Pablo respondió a Festo: “No estoy loco, excelentísimo Festo, sino que hablo palabras de verdad y de cordura. Pues el rey sabe estas cosas, delante de quien también hablo con toda confianza. Porque no pienso que ignora nada de esto; pues no se ha hecho esto en algún rincón” (v. 25-26). Rey de estas tierras desde hacía algún tiempo, Agripa sabía lo que había sucedido allí y, ya que profesaba el judaísmo, tenía cierto conocimiento que Festo no poseía. Era de carácter más bien conciliador. Pablo le dijo: “¿Crees, oh rey Agripa, a los profetas? Yo sé que crees. Entonces Agripa dijo a Pablo: Por poco me persuades a ser cristiano” (v. 27-28). Notamos que el rey está un poco incómodo por esta declaración de Pablo en presencia de semejante auditorio. El versículo 28, “por poco me persuades a ser cristiano”, es lo mismo que decir: «Casi haces que me vuelva cristiano», frase que resultaba comprometedora ante este auditorio pagano. Entonces, consciente de la maravillosa gracia que Dios le había dado y de su superioridad sobre todos aquellos que estaban delante suyo, Pablo respondió al rey:

¡Quisiera Dios que por poco o por mucho, no solamente tú, sino también todos los que hoy me oyen, fueseis hechos tales cual yo soy, excepto estas cadenas! (v. 29).

Al disfrutar el favor de ser hecho hijo de Dios, de poseer esta relación bendita con Dios Padre, de tener la gloria en perspectiva, de ser liberado de un mundo hundido en las tinieblas, de estar fuera del poder de Satanás, ¿cómo no desear que todos posean tan grandes privilegios? Pablo no deseaba ataduras para ellos, aunque éstas no quitaban nada a la felicidad que llenaba su corazón. El rey y su séquito no sabían a quién tenían ante ellos como prisionero y aun menos Quién lo sostenía en su testimonio.

Si no quisieron saberlo cuando aún había tiempo, un día no muy lejano de todas formas lo sabrán, pero entonces será demasiado tarde para beneficiarse de la gracia de la cual Pablo era el gran heraldo. Pero podemos suponer que el Señor cumplió su obra en varios de aquellos que oyeron el mensaje del apóstol.

Terminada la sesión, el rey se retiró con sus asistentes (v. 30). Después emitieron este parecer: “Ninguna cosa digna ni de muerte ni de prisión ha hecho este hombre. Y Agripa dijo a Festo: Podía este hombre ser puesto en libertad, si no hubiera apelado a César” (v. 31-32). La inocencia de Pablo fue reconocida, al igual que lo fue la del Señor por parte de Pilato. Pero ni el uno ni el otro fueron dejados libres, por motivos muy diferentes.

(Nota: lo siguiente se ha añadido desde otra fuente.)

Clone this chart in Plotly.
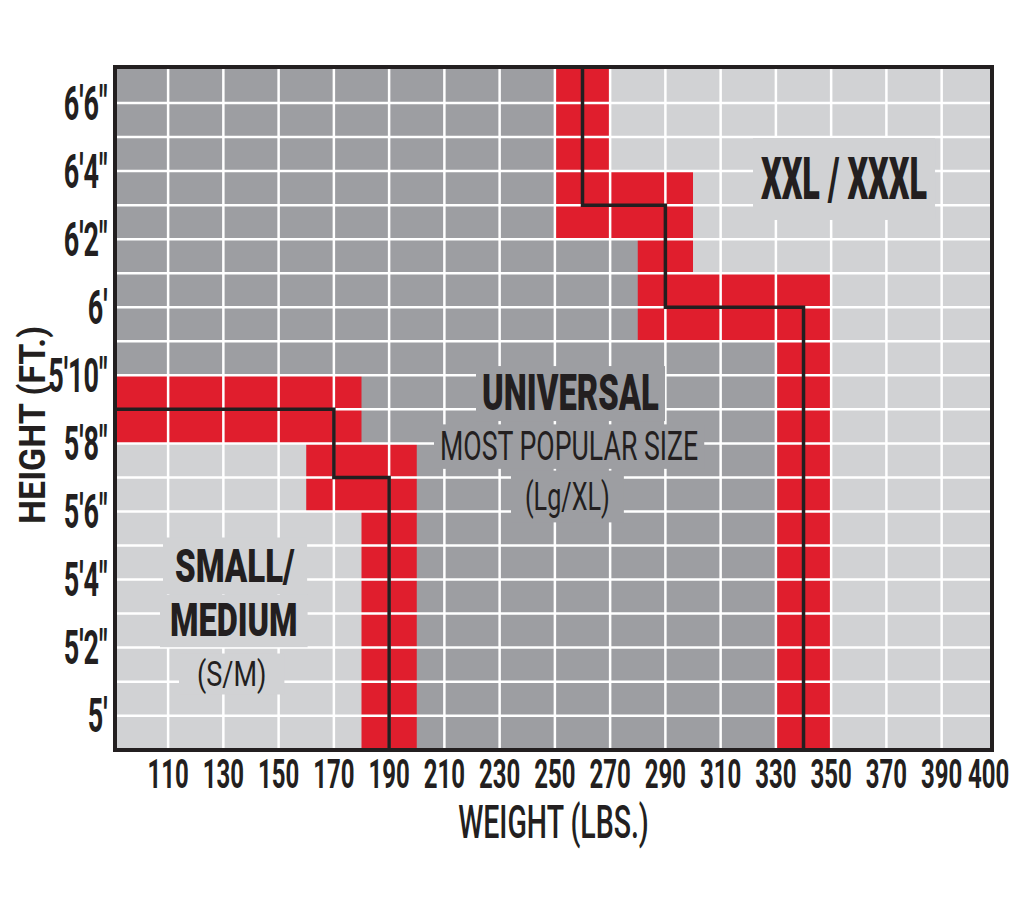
import json
import plotly.graph_objects as go

# ---------------- data ----------------
# axis extents (lbs / inches)
W_MIN, W_MAX = 91.5, 407.5
H_MIN, H_MAX = 59.05, 79.0

weight_ticks = [110, 130, 150, 170, 190, 210, 230, 250, 270, 290, 310, 330, 350, 370, 390, 407]
weight_tick_labels = ["110", "130", "150", "170", "190", "210", "230", "250", "270", "290",
                      "310", "330", "350", "370", "390", "400"]
height_ticks = [60, 62, 64, 66, 68, 70, 72, 74, 76, 78]
height_tick_labels = ["5'", "5'2\"", "5'4\"", "5'6\"", "5'8\"", "5'10\"", "6'", "6'2\"", "6'4\"", "6'6\""]

grid_weights = [110, 130, 150, 170, 190, 210, 230, 250, 270, 290, 310, 330, 350, 370, 390]
grid_heights = [60, 61, 62, 63, 64, 65, 66, 67, 68, 69, 70, 71, 72, 73, 74, 75, 76, 77, 78]

# size boundaries (weight lbs, height inches)
sm_line_w = [90, 170, 170, 190, 190]
sm_line_h = [69, 69, 67, 67, 59]
xxl_line_w = [260, 260, 290, 290, 340, 340]
xxl_line_h = [79, 75, 75, 72, 72, 59]

# red transition bands: weight from/to, height from/to
red_w0 = [90, 160, 180, 250, 250, 280, 280, 330]
red_w1 = [180, 200, 200, 270, 300, 300, 350, 350]
red_h0 = [68, 66, 59, 74, 74, 71, 71, 59]
red_h1 = [70, 68, 66, 79, 76, 76, 73, 73]

# region labels
label_texts = ["SMALL/", "MEDIUM", "(S/M)", "XXL / XXXL", "UNIVERSAL", "MOST POPULAR SIZE", "(Lg/XL)"]
label_w = [134.2, 133.7, 133.1, 354.8, 255.5, 255.1, 254.4]
label_h = [64.37, 62.77, 61.23, 75.77, 69.47, 67.92, 66.43]

# ---------------- style ----------------
DARK = "#9d9ea2"
LIGHT = "#d1d2d4"
RED = "#e01e2d"
INK = "#231f20"
FONT = "Roboto, Liberation Sans, sans-serif"

label_size = [33, 32.5, 27, 32.4, 32.8, 26.7, 25.2]
label_weight = [900, 900, 400, 900, 900, 400, 400]
label_bg = [LIGHT, LIGHT, LIGHT, LIGHT, DARK, DARK, DARK]
label_stretch = [1.4, 1.4, 1.3, 1.82, 1.5, 1.5, 1.55]   # vertical stretch (tall lettering)
label_pad_px = [[12, 12], [10, 10], [18, 8], [8, 20], [6, 10], [6, 8], [14, 12]]

fig = go.Figure()

# S/M light region (below / left of boundary)
fig.add_trace(go.Scatter(
    x=sm_line_w + [sm_line_w[0]], y=sm_line_h + [sm_line_h[-1]],
    fill="toself", fillcolor=LIGHT, mode="none", hoverinfo="skip", showlegend=False))

# XXL light region (right / above boundary)
fig.add_trace(go.Scatter(
    x=xxl_line_w + [W_MAX + 5, W_MAX + 5], y=xxl_line_h + [xxl_line_h[-1], xxl_line_h[0]],
    fill="toself", fillcolor=LIGHT, mode="none", hoverinfo="skip", showlegend=False))

# red bands
rx, ry = [], []
for w0, w1, h0, h1 in zip(red_w0, red_w1, red_h0, red_h1):
    rx += [w0, w1, w1, w0, w0, None]
    ry += [h0, h0, h1, h1, h0, None]
fig.add_trace(go.Scatter(x=rx, y=ry, fill="toself", fillcolor=RED, mode="none",
                         hoverinfo="skip", showlegend=False))

# white grid
gx, gy = [], []
for w in grid_weights:
    gx += [w, w, None]
    gy += [H_MIN - 1, H_MAX + 1, None]
for h in grid_heights:
    gx += [W_MIN - 5, W_MAX + 5, None]
    gy += [h, h, None]
fig.add_trace(go.Scatter(x=gx, y=gy, mode="lines", line=dict(color="white", width=2.5),
                         hoverinfo="skip", showlegend=False))

# boundary lines
for lw, lh in [(sm_line_w, sm_line_h), (xxl_line_w, xxl_line_h)]:
    fig.add_trace(go.Scatter(x=lw, y=lh, mode="lines", line=dict(color=INK, width=3.5),
                             hoverinfo="skip", showlegend=False))

# ---------------- labels ----------------
for txt, x, y, sz, wt, bg in zip(label_texts, label_w, label_h, label_size, label_weight, label_bg):
    fig.add_annotation(x=x, y=y, xref="x", yref="y", text=txt, showarrow=False,
                       font=dict(family=FONT, size=sz, color=INK, weight=wt),
                       bgcolor=bg, borderpad=0)

# y axis title (rotated)
fig.add_annotation(x=-0.0974, y=0.4757, xref="paper", yref="paper", text="HEIGHT (FT.)",
                   textangle=-90, showarrow=False, xanchor="center", yanchor="middle",
                   font=dict(family=FONT, size=34, color=INK, weight=700))

fig.update_layout(
    width=1024, height=924,
    margin=dict(l=109, r=42, t=61, b=184),
    paper_bgcolor="white", plot_bgcolor=DARK,
    font=dict(family=FONT, color=INK),
    xaxis=dict(range=[W_MIN, W_MAX], tickvals=weight_ticks, ticktext=weight_tick_labels,
               showgrid=False, zeroline=False, ticks="", tickangle=0, automargin=False,
               showline=True, mirror=True, linewidth=4, linecolor=INK,
               tickfont=dict(family=FONT, size=24, color=INK, weight=700),
               ticklabelstandoff=1,
               title=dict(text="WEIGHT (LBS.)", standoff=26,
                          font=dict(family=FONT, size=28.5, color=INK, weight=500))),
    yaxis=dict(range=[H_MIN, H_MAX], tickvals=height_ticks, ticktext=height_tick_labels,
               showgrid=False, zeroline=False, ticks="", automargin=False,
               showline=True, mirror=True, linewidth=4, linecolor=INK,
               tickfont=dict(family=FONT, size=27, color=INK, weight=700),
               ticklabelstandoff=0),
)

# tall, compressed-looking lettering as in the reference: stretch glyphs vertically
cfg = {
    "xtick": 1.7, "ytick": 1.8, "xtitle": 1.6,
    "ann_k": label_stretch + [1.1],
    "ann_pad": label_pad_px + [None],
}
post = """
var gd = document.querySelector('.js-plotly-plot');
var CFG = %s;
function stretch(t, k, fix){
  if (!t || !(k > 0)) return null;
  var r0 = t.getBoundingClientRect();
  var b = t.getBBox();
  var yc = b.y + b.height / 2;
  var old = t.getAttribute('transform') || '';
  var tail = ' translate(0,' + yc + ') scale(1,' + k + ') translate(0,' + (-yc) + ')';
  t.setAttribute('transform', old + tail);
  var dy = 0;
  if (fix) {
    var r1 = t.getBoundingClientRect();
    dy = ((r0.top + r0.bottom) - (r1.top + r1.bottom)) / 2;
    if (Math.abs(dy) > 0.3) {
      t.setAttribute('transform', 'translate(0,' + dy + ') ' + old + tail);
    } else { dy = 0; }
  }
  return {b: b, yc: yc + dy};
}
gd.querySelectorAll('.xtick text').forEach(function(t){ stretch(t, CFG.xtick, true); });
gd.querySelectorAll('.ytick text').forEach(function(t){ stretch(t, CFG.ytick, true); });
gd.querySelectorAll('.g-xtitle text').forEach(function(t){ stretch(t, CFG.xtitle, true); });
gd.querySelectorAll('g.annotation').forEach(function(g){
  var i = +g.getAttribute('data-index');
  var t = g.querySelector('text.annotation-text');
  var r = g.querySelector('rect.bg');
  var k = CFG.ann_k[i];
  var p = CFG.ann_pad[i];
  var s = stretch(t, k, !!p);
  if (s && r && p) {
    var fs = parseFloat(t.style.fontSize);
    var capH = 0.711 * fs * k;
    r.setAttribute('x', s.b.x - p[0]);
    r.setAttribute('width', s.b.width + 2 * p[0]);
    r.setAttribute('y', s.yc - capH / 2 - p[1]);
    r.setAttribute('height', capH + 2 * p[1]);
  }
});
""" % json.dumps(cfg)

fig.write_html("out.html", post_script=post)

El Señor se entregaba a sí mismo para cumplir la obra que su Padre le había encomendado, la obra de nuestra salvación. En cuanto a Pablo, este había apelado a César. Sin embargo, también iba a Roma para cumplir la obra de Dios. Pero en muchos puntos se parecía a su divino Maestro y, en este camino de dolor, disfrutaba su comunión como pocos la han disfrutado; así lo atestiguan las epístolas que escribió durante su cautiverio en Roma.